Like Fran, I did not know about this aircraft, so thanks for bringing it to light.

In many ways it is fascinating to speculate what designs could have made their mark had the war continued into 1919 and beyond. The German designs, perhaps not surprisingly, always appear more ambitious and innovative than the Allied designs

W. I. Boucher said...

If the war had continued it would have been interesting.
New weapons would have been integrated into planes tasked with new missions. Tank busting aircraft, true torpedo bombers, improved heavy bombers were all on their way.

The thing is The Central Powers could not win the logistical war. America was geared up to produce enormous numbers of DH-4, SPAD 13, and the new Martin Bomber, and Curtis NC flying boats. The production of the V12 Liberty engines was climbing providing much needed power plants for Allied aircraft.

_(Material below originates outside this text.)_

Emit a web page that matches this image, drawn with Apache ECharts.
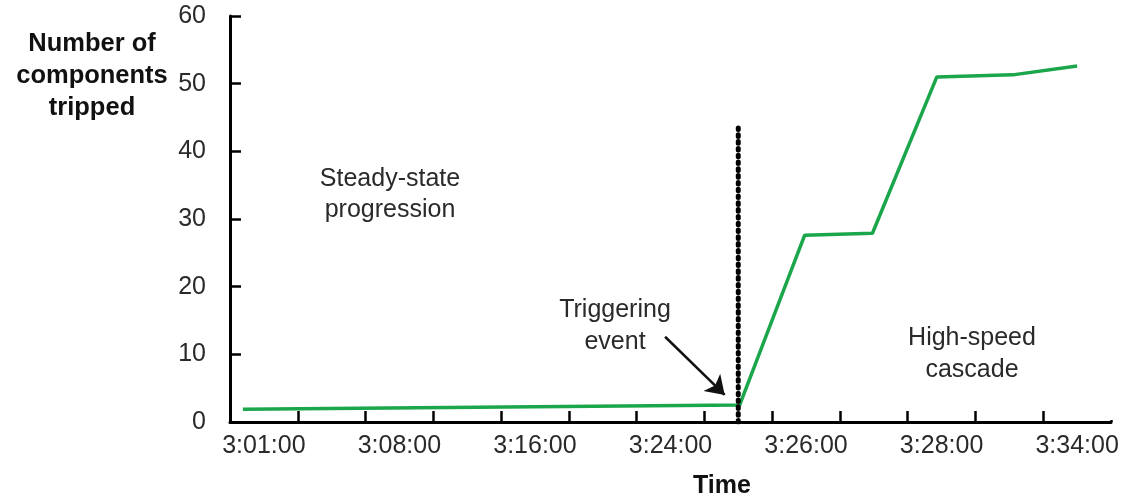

In both wars Germany had a tendency to churn out a large number of designs looking for the ultimate weapon to achieve victory.

Germany had one thing going for it. Their procurement process was streamlined when compared to Britain's where two different procurement groups issued wildly different specifications.

The confusion was made worse by a large number of unsolicited designs being submitted by small private firms who had no experience with aviation at all.

Whew! sometimes I envy people who can say what they mean in a well formed sentence an get on with life.